One of the first things considered when researching this article about brands and color was the UPS slogan, “What can Brown do for you?”
I never liked the line when first introduced, but over time, it came to grow on me. After all, there was one remarkable and immediate distinction for UPS from all other carriers – its distinctive brown trucks and brown uniforms. It was a slogan so well regarded that it received a 2008 acknowledgement on The Madison Avenue Advertising Walk of Fame.
Ironically, this “spanning the globe to bring you the constant variety of marketing techniques” has just revealed that the slogan was replaced in 2010 by “We (heart) Logistics.” Imagine how many average consumers know that. And more importantly, can remember its origin with UPS.
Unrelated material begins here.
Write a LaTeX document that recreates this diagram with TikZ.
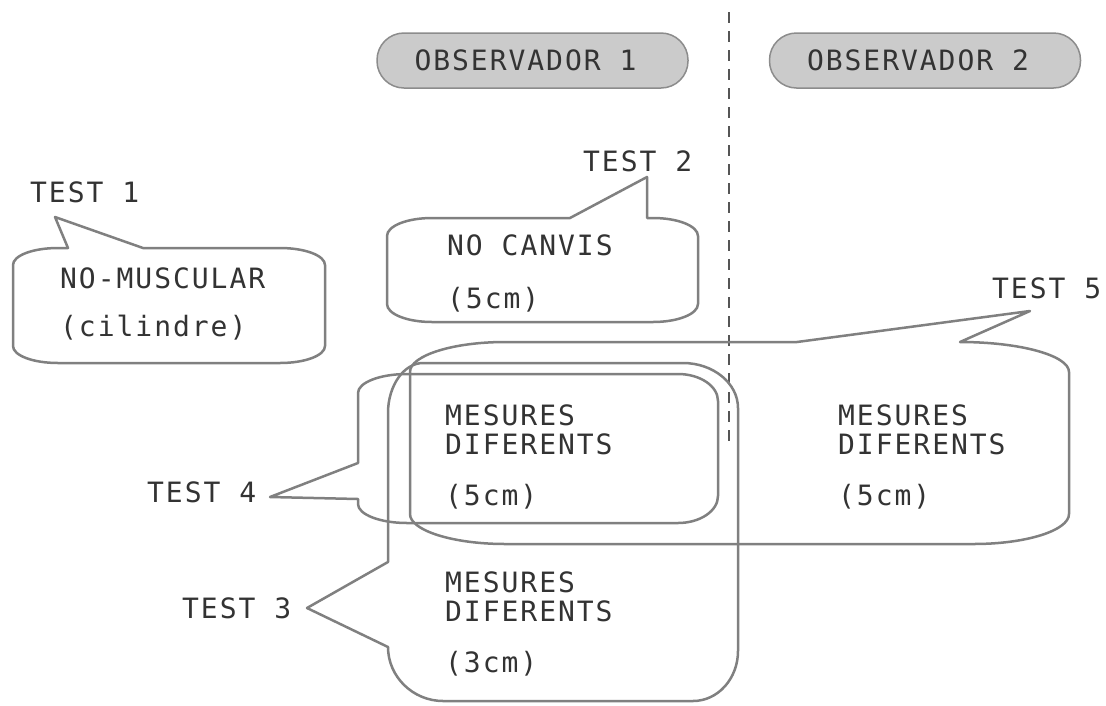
\documentclass[tikz,border=0pt]{standalone}
\usepackage{fontspec}
\newfontfamily\lblfont{DejaVu Sans Mono}[LetterSpace=7]
\definecolor{txt}{HTML}{333333}
\definecolor{edge}{HTML}{808080}
\definecolor{pillfill}{HTML}{CBCBCB}
\definecolor{pilledge}{HTML}{8C8C8C}
\definecolor{dashc}{HTML}{555555}
\tikzset{
  lbl/.style={font=\lblfont\fontsize{28}{31}\selectfont, text=txt, inner sep=0pt, anchor=base west},
  bubble/.style={draw=edge, line width=2.5pt, line join=round},
  pill/.style={draw=pilledge, fill=pillfill, line width=1.5pt, rounded corners=27pt,
    minimum width=311pt, minimum height=55pt, inner sep=0pt,
    font=\lblfont\fontsize{28}{31}\selectfont, text=txt},
  divider/.style={draw=dashc, line width=2pt, dash pattern=on 11pt off 8pt}
}
\begin{document}
\begin{tikzpicture}[x=1pt,y=-1pt]
\useasboundingbox (0,0) rectangle (1106,705);
\fill[white] (0,0) rectangle (1106,705);

% divider
\coordinate (dtop) at (729,12);
\coordinate (dbot) at (729,448);
\draw[divider] (dtop) -- (dbot);

% observers
\node[pill] (obs1) at (532.5,60.5) {OBSERVADOR 1\kern14pt};
\node[pill] (obs2) at (925,60.5) {OBSERVADOR 2\kern14pt};

% TEST 1 bubble
\draw[bubble] (68,248) -- (55,217) -- (143,248) -- (280,248)
  .. controls (305,248) and (325,255.5) .. (325,265) -- (325,346)
  .. controls (325,355.5) and (305,363) .. (280,363) -- (58,363)
  .. controls (33,363) and (13,355.5) .. (13,346) -- (13,265)
  .. controls (13,255.5) and (33,248) .. (58,248) -- cycle;
\node[lbl] (t1) at (30,202) {TEST 1};
\node[lbl] (t1a) at (60,288) {NO-MUSCULAR};
\node[lbl] (t1b) at (60,336) {(cilindre)};

% TEST 2 bubble
\draw[bubble] (432,218) -- (570,218) -- (647,177) -- (647,218) -- (653,218)
  .. controls (678,218) and (698,226) .. (698,236) -- (698,304)
  .. controls (698,314) and (678,322) .. (653,322) -- (432,322)
  .. controls (407,322) and (387,314) .. (387,304) -- (387,236)
  .. controls (387,226) and (407,218) .. (432,218) -- cycle;
\node[lbl] (t2) at (583,171) {TEST 2};
\node[lbl] (t2a) at (447,255) {NO CANVIS};
\node[lbl] (t2b) at (447,308) {(5cm)};

% TEST 5 bubble
\draw[bubble] (505,342) -- (797,342) -- (1030,311) -- (960,342)
  .. controls (1020,342) and (1069,355.5) .. (1069,372) -- (1069,514)
  .. controls (1069,530.5) and (1026,544) .. (974,544) -- (505,544)
  .. controls (453,544) and (410,530.5) .. (410,514) -- (410,372)
  .. controls (410,355.5) and (453,342) .. (505,342) -- cycle;
\node[lbl] (t5) at (992,298) {TEST 5};
\node[lbl] (t5a) at (838,425) {MESURES};
\node[lbl] (t5b) at (838,454) {DIFERENTS};
\node[lbl] (t5c) at (838,505) {(5cm)};

% TEST 3 bubble
\draw[bubble] (423,363) -- (683,363)
  .. controls (713,363) and (738,383) .. (738,408) -- (738,651)
  .. controls (738,678.5) and (718,701) .. (693,701) -- (443,701)
  .. controls (413,701) and (388,676.7) .. (388,647) -- (307,608) -- (388,562) -- (388,413)
  .. controls (388,385.5) and (404,363) .. (423,363) -- cycle;
\node[lbl] (t3) at (182,618) {TEST 3};
\node[lbl] (t3a) at (445,592) {MESURES};
\node[lbl] (t3b) at (445,621) {DIFERENTS};
\node[lbl] (t3c) at (445,672) {(3cm)};

% TEST 4 bubble
\draw[bubble] (407,374) -- (678,374)
  .. controls (700,374) and (718,386) .. (718,401) -- (718,496)
  .. controls (718,511) and (700,523) .. (678,523) -- (407,523)
  .. controls (380,523) and (358,514.5) .. (358,504) -- (358,499) -- (270,497) -- (358,463) -- (358,393)
  .. controls (358,382.5) and (380,374) .. (407,374) -- cycle;
\node[lbl] (t4) at (147,502) {TEST 4};
\node[lbl] (t4a) at (445,425) {MESURES};
\node[lbl] (t4b) at (445,454) {DIFERENTS};
\node[lbl] (t4c) at (445,505) {(5cm)};
\end{tikzpicture}
\end{document}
Color is very important in giving us the ability to associate a particular hue with a particular emotion or association. In previous years, my advertising study suggested that red was the right color for encouraging appetite (hence used in restaurants) and was bold, aggressive, sexy and powerful. Cartier has been connected with this color for the richness of its luxury jewelry.
Blue is restful, cool (as in temperature) and medicinal. The robin’s egg blue that reinforces the luxury of Tiffany’s products is an long-standing association with the brand too.
Purple has always been associated with elegance, romanticism and royalty while green has new growth (no pun intended) in the areas of natural, organic, environmental representations.
But my favorite discovery is orange – not just for its warmth and alliance with autumn – but some articles and reports suggesting it is retro, mellow shade. It has been my son’s favorite since he was very small – including its latest use as the paint/finish on the latest autos.